**PROBLEM:** Without the pictures, return all of the material exactly as written.
▬▬▬▬▬▬
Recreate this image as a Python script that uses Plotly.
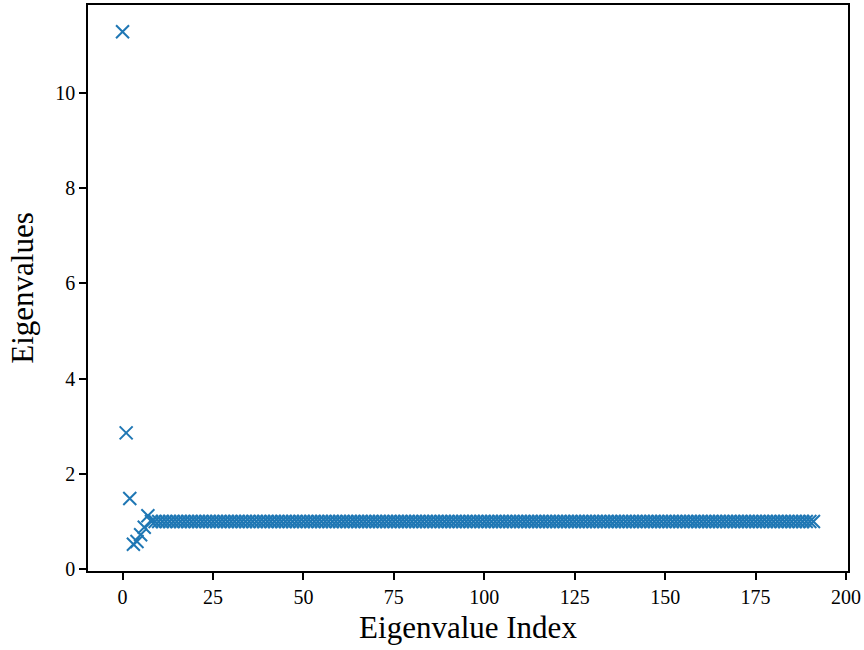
import plotly.graph_objects as go

# Leading eigenvalues
leading_values = [11.28, 2.86, 1.48, 0.52, 0.58, 0.72, 0.88, 1.12]
# Remaining eigenvalues (indices 8..191), all about 1.0
tail_values = [
    1.0, 1.0, 1.0, 1.0, 1.0, 1.0, 1.0, 1.0, 1.0, 1.0, 1.0, 1.0, 1.0, 1.0, 1.0, 1.0,
    1.0, 1.0, 1.0, 1.0, 1.0, 1.0, 1.0, 1.0, 1.0, 1.0, 1.0, 1.0, 1.0, 1.0, 1.0, 1.0,
    1.0, 1.0, 1.0, 1.0, 1.0, 1.0, 1.0, 1.0, 1.0, 1.0, 1.0, 1.0, 1.0, 1.0, 1.0, 1.0,
    1.0, 1.0, 1.0, 1.0, 1.0, 1.0, 1.0, 1.0, 1.0, 1.0, 1.0, 1.0, 1.0, 1.0, 1.0, 1.0,
    1.0, 1.0, 1.0, 1.0, 1.0, 1.0, 1.0, 1.0, 1.0, 1.0, 1.0, 1.0, 1.0, 1.0, 1.0, 1.0,
    1.0, 1.0, 1.0, 1.0, 1.0, 1.0, 1.0, 1.0, 1.0, 1.0, 1.0, 1.0, 1.0, 1.0, 1.0, 1.0,
    1.0, 1.0, 1.0, 1.0, 1.0, 1.0, 1.0, 1.0, 1.0, 1.0, 1.0, 1.0, 1.0, 1.0, 1.0, 1.0,
    1.0, 1.0, 1.0, 1.0, 1.0, 1.0, 1.0, 1.0, 1.0, 1.0, 1.0, 1.0, 1.0, 1.0, 1.0, 1.0,
    1.0, 1.0, 1.0, 1.0, 1.0, 1.0, 1.0, 1.0, 1.0, 1.0, 1.0, 1.0, 1.0, 1.0, 1.0, 1.0,
    1.0, 1.0, 1.0, 1.0, 1.0, 1.0, 1.0, 1.0, 1.0, 1.0, 1.0, 1.0, 1.0, 1.0, 1.0, 1.0,
    1.0, 1.0, 1.0, 1.0, 1.0, 1.0, 1.0, 1.0, 1.0, 1.0, 1.0, 1.0, 1.0, 1.0, 1.0, 1.0,
    1.0, 1.0, 1.0, 1.0, 1.0, 1.0, 1.0, 1.0,
]
eigenvalues = leading_values + tail_values
indices = list(range(len(eigenvalues)))

x_ticks = [0, 25, 50, 75, 100, 125, 150, 175, 200]
y_ticks = [0, 2, 4, 6, 8, 10]

FONT = "Liberation Serif"

fig = go.Figure()
fig.add_trace(go.Scatter(
    x=indices, y=eigenvalues, mode="markers",
    marker=dict(symbol="x-thin", size=13, color="#1f77b4",
                line=dict(color="#1f77b4", width=2)),
    showlegend=False,
))

axis_common = dict(
    showline=True, mirror=True, linecolor="black", linewidth=1.5,
    ticks="outside", ticklen=7, tickwidth=1.5, tickcolor="black",
    showgrid=False, zeroline=False,
    tickfont=dict(family=FONT, size=20, color="black"),
)

fig.update_layout(
    width=864, height=650,
    margin=dict(l=88, r=15, t=3, b=79),
    paper_bgcolor="white", plot_bgcolor="white",
    font=dict(family=FONT, color="black"),
    xaxis=dict(range=[-9.55, 200.55], tickvals=x_ticks,
               title=dict(text="Eigenvalue Index", font=dict(family=FONT, size=31), standoff=10),
               **axis_common),
    yaxis=dict(range=[-0.04, 11.84], tickvals=y_ticks,
               title=dict(text="Eigenvalues", font=dict(family=FONT, size=31), standoff=12),
               **axis_common),
)

fig.write_html("out.html")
▬▬▬▬▬▬
**FINISHED ANSWER:**
Recreate this image as a Python script that uses Plotly.
import plotly.graph_objects as go

# Leading eigenvalues
leading_values = [11.28, 2.86, 1.48, 0.52, 0.58, 0.72, 0.88, 1.12]
# Remaining eigenvalues (indices 8..191), all about 1.0
tail_values = [
    1.0, 1.0, 1.0, 1.0, 1.0, 1.0, 1.0, 1.0, 1.0, 1.0, 1.0, 1.0, 1.0, 1.0, 1.0, 1.0,
    1.0, 1.0, 1.0, 1.0, 1.0, 1.0, 1.0, 1.0, 1.0, 1.0, 1.0, 1.0, 1.0, 1.0, 1.0, 1.0,
    1.0, 1.0, 1.0, 1.0, 1.0, 1.0, 1.0, 1.0, 1.0, 1.0, 1.0, 1.0, 1.0, 1.0, 1.0, 1.0,
    1.0, 1.0, 1.0, 1.0, 1.0, 1.0, 1.0, 1.0, 1.0, 1.0, 1.0, 1.0, 1.0, 1.0, 1.0, 1.0,
    1.0, 1.0, 1.0, 1.0, 1.0, 1.0, 1.0, 1.0, 1.0, 1.0, 1.0, 1.0, 1.0, 1.0, 1.0, 1.0,
    1.0, 1.0, 1.0, 1.0, 1.0, 1.0, 1.0, 1.0, 1.0, 1.0, 1.0, 1.0, 1.0, 1.0, 1.0, 1.0,
    1.0, 1.0, 1.0, 1.0, 1.0, 1.0, 1.0, 1.0, 1.0, 1.0, 1.0, 1.0, 1.0, 1.0, 1.0, 1.0,
    1.0, 1.0, 1.0, 1.0, 1.0, 1.0, 1.0, 1.0, 1.0, 1.0, 1.0, 1.0, 1.0, 1.0, 1.0, 1.0,
    1.0, 1.0, 1.0, 1.0, 1.0, 1.0, 1.0, 1.0, 1.0, 1.0, 1.0, 1.0, 1.0, 1.0, 1.0, 1.0,
    1.0, 1.0, 1.0, 1.0, 1.0, 1.0, 1.0, 1.0, 1.0, 1.0, 1.0, 1.0, 1.0, 1.0, 1.0, 1.0,
    1.0, 1.0, 1.0, 1.0, 1.0, 1.0, 1.0, 1.0, 1.0, 1.0, 1.0, 1.0, 1.0, 1.0, 1.0, 1.0,
    1.0, 1.0, 1.0, 1.0, 1.0, 1.0, 1.0, 1.0,
]
eigenvalues = leading_values + tail_values
indices = list(range(len(eigenvalues)))

x_ticks = [0, 25, 50, 75, 100, 125, 150, 175, 200]
y_ticks = [0, 2, 4, 6, 8, 10]

FONT = "Liberation Serif"

fig = go.Figure()
fig.add_trace(go.Scatter(
    x=indices, y=eigenvalues, mode="markers",
    marker=dict(symbol="x-thin", size=13, color="#1f77b4",
                line=dict(color="#1f77b4", width=2)),
    showlegend=False,
))

axis_common = dict(
    showline=True, mirror=True, linecolor="black", linewidth=1.5,
    ticks="outside", ticklen=7, tickwidth=1.5, tickcolor="black",
    showgrid=False, zeroline=False,
    tickfont=dict(family=FONT, size=20, color="black"),
)

fig.update_layout(
    width=864, height=650,
    margin=dict(l=88, r=15, t=3, b=79),
    paper_bgcolor="white", plot_bgcolor="white",
    font=dict(family=FONT, color="black"),
    xaxis=dict(range=[-9.55, 200.55], tickvals=x_ticks,
               title=dict(text="Eigenvalue Index", font=dict(family=FONT, size=31), standoff=10),
               **axis_common),
    yaxis=dict(range=[-0.04, 11.84], tickvals=y_ticks,
               title=dict(text="Eigenvalues", font=dict(family=FONT, size=31), standoff=12),
               **axis_common),
)

fig.write_html("out.html")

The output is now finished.